Save The British Hedgehog – And George Dubya

Ann Widdicombe - save the hedgehogNathaniel Bones writes from Westminster: Hedgehogs are endangered and should be preserved. Who says so? It has to be that other preserved and spiky species, the former British MP, Ann Widdecombe – the best Parliamentary self-publicist since Jack Horner MP. (Who? Read your British nursery rhymes and all will be clear).

It seems that a decade ago there were some 36 million hedgehogs in the UK. Now? Just one million. So where have all the hedgehogs gone and why so long passing? And why’s the government wasting its time on Lords Reform (which even the Lords want but don’t know how to do it) when it should be slapping a preservation order on the spike protected, flea-ridden creatures that once shuffled through every Englishman’s garden.
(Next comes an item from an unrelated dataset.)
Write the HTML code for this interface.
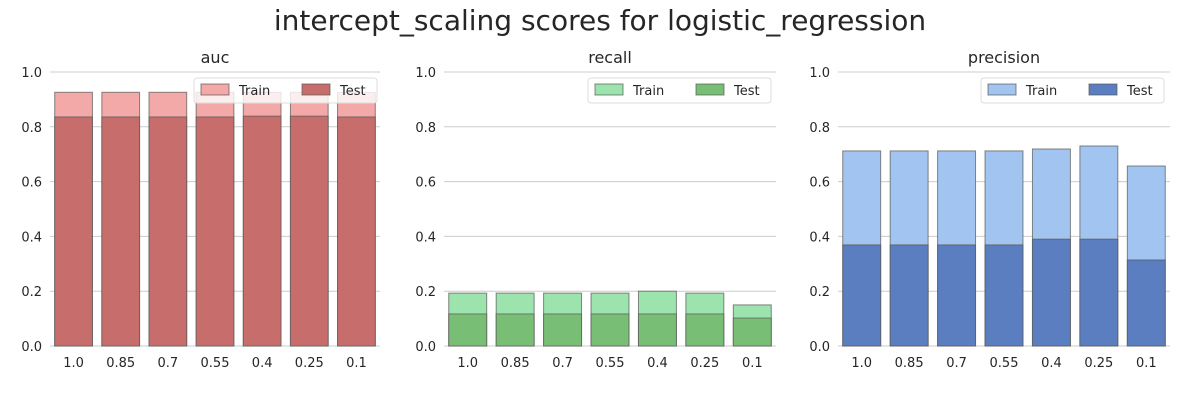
<!DOCTYPE html>
<html><head><meta charset="utf-8"><style>
body{margin:0;background:#fff;}
svg text{font-family:"DejaVu Sans","Liberation Sans",sans-serif;fill:#262626;}
</style></head><body>
<svg id="chart" width="1200" height="400" xmlns="http://www.w3.org/2000/svg">
<text x="600" y="30" font-size="28" text-anchor="middle">intercept_scaling scores for logistic_regression</text>
</svg>
<script>
const categories = ["1.0","0.85","0.7","0.55","0.4","0.25","0.1"];
const yTicks = [0,0.2,0.4,0.6,0.8,1.0];
const aucTrain = [0.926,0.926,0.926,0.926,0.926,0.926,0.925];
const aucTest = [0.836,0.836,0.836,0.836,0.839,0.839,0.836];
const recallTrain = [0.193,0.193,0.193,0.193,0.200,0.193,0.150];
const recallTest = [0.117,0.117,0.117,0.117,0.117,0.117,0.102];
const precTrain = [0.712,0.712,0.712,0.712,0.719,0.730,0.657];
const precTest = [0.369,0.369,0.369,0.369,0.390,0.390,0.314];

const panels = [
 {name:"auc", x0:50, x1:380, train:aucTrain, test:aucTest, c1:"#f2a9a8", c2:"#c76e6d", lx:194},
 {name:"recall", x0:444, x1:776, train:recallTrain, test:recallTest, c1:"#9de3ad", c2:"#78bf75", lx:588},
 {name:"precision", x0:838, x1:1170, train:precTrain, test:precTest, c1:"#a1c5f0", c2:"#5b7ec1", lx:981}
];
const svg = document.getElementById('chart');
const NS = "http://www.w3.org/2000/svg";
const Y0 = 346, Y1 = 72;
function yScale(v){ return Y0 - v*(Y0-Y1); }
function mk(tag, attrs, parent){
  const e = document.createElementNS(NS, tag);
  for (const k in attrs) e.setAttribute(k, attrs[k]);
  (parent||svg).appendChild(e);
  return e;
}
panels.forEach(p => {
  const g = mk('g', {});
  
  
  const t = mk('text', {x:(p.x0+p.x1)/2, y:63, 'font-size':16, 'text-anchor':'middle'}, g);
  t.textContent = p.name;
  
  
  yTicks.forEach(v => {
    const y = yScale(v);
    const l = mk('line', {x1:p.x0, x2:p.x1, y1:y, y2:y, stroke:'#cccccc', 'stroke-width':1}, g);
    
    
    const tl = mk('text', {x:p.x0-8, y:y+5, 'font-size':13, 'text-anchor':'end'}, g);
    tl.textContent = v.toFixed(1);
    
    
  });
  const band = (p.x1-p.x0)/categories.length, bw = band*0.8;
  categories.forEach((c,i) => {
    const x = p.x0 + band*i + (band-bw)/2;
    [[p.train,p.c1,'train'],[p.test,p.c2,'test']].forEach(([arr,col,nm]) => {
      const y = yScale(arr[i]);
      const r = mk('rect', {x:x, y:y, width:bw, height:Y0-y, fill:col, stroke:'#555', 'stroke-opacity':0.7, 'stroke-width':1}, g);
      
      
    });
    const xl = mk('text', {x:x+bw/2, y:367, 'font-size':13, 'text-anchor':'middle'}, g);
    xl.textContent = c;
    
    
  });
  const lg = mk('g', {}, g);
  
  
  mk('rect', {x:p.lx, y:78, width:183, height:25, rx:3, fill:'#fff', 'fill-opacity':0.8, stroke:'#ddd'}, lg);
  [[p.c1,'Train',0],[p.c2,'Test',101]].forEach(([col,lab,dx]) => {
    const sw = mk('rect', {x:p.lx+7+dx, y:84, width:28, height:11, fill:col, stroke:'#555', 'stroke-opacity':0.7}, lg);
    
    
    const lt = mk('text', {x:p.lx+45+dx, y:95, 'font-size':13}, lg);
    lt.textContent = lab;
    
    
  });
});
</script>
</body></html>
Bats are protected. So are dormice. So let’s hear it for hedgehogs. That should be all there’s to be said, but it raises a bigger question. We have mostly a dull computer-says-no society. We even have a Royal Family which is ordinary and middle-class and could easily be found cloned in any commuter dormitory town. If they weren’t so rich they’d keep their freezer in the attached one-car garage. But for the moment at least, the monarchy has a preservation order slapped on it.
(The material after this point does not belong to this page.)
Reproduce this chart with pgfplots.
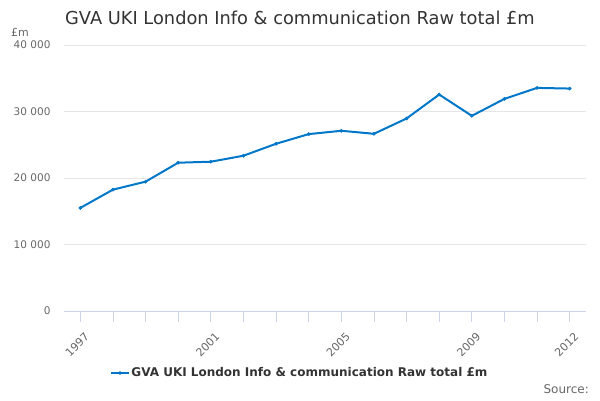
\documentclass[border=0pt]{standalone}
\usepackage{pgfplots}
\pgfplotsset{compat=1.18}
\usepackage{fontspec}
\setmainfont{DejaVu Sans}
\definecolor{lineblue}{RGB}{0,119,200}
\definecolor{gridgray}{RGB}{230,230,230}
\definecolor{axisblue}{RGB}{204,214,235}
\definecolor{txtdark}{RGB}{51,51,51}
\definecolor{txtgray}{RGB}{102,102,102}
\begin{document}
\begin{tikzpicture}[x=1bp,y=1bp]
\path[use as bounding box] (0,0) rectangle (600,400);
\node[anchor=base west, text=txtdark, font=\fontsize{17.8bp}{21bp}\selectfont, inner sep=0] at (65,376) {GVA UKI London Info \& communication Raw total £m};
\node[anchor=base west, text=txtgray, font=\fontsize{11bp}{13bp}\selectfont, inner sep=0] at (11,364) {£m};
\node[anchor=base east, text=txtgray, font=\fontsize{12bp}{14bp}\selectfont, inner sep=0] at (589,7) {Source:};
\begin{axis}[
  at={(64bp,89bp)}, anchor=south west,
  scale only axis, width=522bp, height=266bp,
  xmin=1996.5, xmax=2012.5, ymin=0, ymax=40000,
  scaled ticks=false,
  hide x axis,
  axis line style={draw=none},
  ytick={0,10000,20000,30000,40000},
  yticklabels={0,10 000,20 000,30 000,40 000},
  ymajorgrids, grid style={gridgray, line width=0.8pt},
  major tick length=0pt,
  yticklabel style={text=txtgray, font=\fontsize{10.5bp}{12bp}\selectfont, anchor=east, xshift=-10bp},
  legend style={at={(0.452,-0.233)}, anchor=center, draw=none, fill=none,
    font=\bfseries\fontsize{12bp}{14bp}\selectfont, text=txtdark},
  legend cell align=left,
]
\addplot[lineblue, line width=2bp, mark=*, mark size=1.6pt, mark options={fill=lineblue, draw=lineblue, line width=0.5pt}] coordinates {
(1997,15500) (1998,18250) (1999,19450) (2000,22300) (2001,22450) (2002,23350)
(2003,25150) (2004,26600) (2005,27100) (2006,26650) (2007,28950) (2008,32550)
(2009,29350) (2010,31900) (2011,33550) (2012,33450)};
\addlegendentry{GVA UKI London Info \& communication Raw total £m}
\end{axis}
\begin{axis}[
  at={(64bp,89bp)}, anchor=south west,
  scale only axis, width=522bp, height=266bp,
  xmin=1996.5, xmax=2012.5, ymin=0, ymax=40000,
  scaled ticks=false,
  hide y axis, axis x line*=bottom,
  axis line style={axisblue, line width=0.8pt, -},
  xtick={1997,2001,2005,2009,2012},
  xticklabels={1997,2001,2005,2009,2012},
  minor xtick={1997,...,2012},
  xticklabel style={text=txtgray, font=\fontsize{11bp}{13bp}\selectfont, rotate=45, anchor=east, xshift=-1bp, yshift=-14bp},
  major tick length=11bp, minor tick length=11bp,
  xtick style={axisblue, line width=0.8pt},
  minor x tick style={axisblue, line width=0.8pt},
  tick align=outside,
]
\addplot[draw=none] coordinates {(1997,0)};
\end{axis}
\end{tikzpicture}
\end{document}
Now, in spite of their numbers, not many people have actually seen a hedgehog, nor a bat, nor a dormouse and come to think of it, nor a queen. We rely on second-hand images – television, magazines and newspapers. So which public image figures would we put on the Save The Hedgehog List? Let’s have just three examples:

First up has to be George W Bush. Small, whacky, pea-brained and the personality of a prime time self-deprecating stand-up. Plus of course the one time authority to send his country plus their hangers-on to two catastrophic wars. Yessir! We need to preserve the George Dubya to remind ourselves of the reality of the freedom we all crave. (You may want to substitute George for Tony – it’s the same deal.)

Second up has to be the whole European Union bureaucracy, that perfect example of free-loading created by 300 million free-thinking Europeans and then blamed for about everything other than Murray’s defeat except that the EU has taught us Euro-logic. Thus Murray was not defeated. Oh no. In Euro-speak he has simply not won – but is a better man for it.

Third up for preservation? Why, Ken Perenyi of course, one of the finest American art forgers of our time. Brilliant stuff. His best forgery Ruby Throats with Apple Blossoms, supposedly by the 19th-century artist Martin Johnson Heade, made the front pages and was heralded as a major “discovery”. It later fetched nearly $100,000 at auction in New York. He’s a must. He (and the others) remind us that not all you see is the real thing but most importantly, neither are the experts – except of course Ann Widdecombe, who must be at the top of the preservation list.

Got your own list? Keep it to yourself. The one thing that all governments do is to preserve secrecy.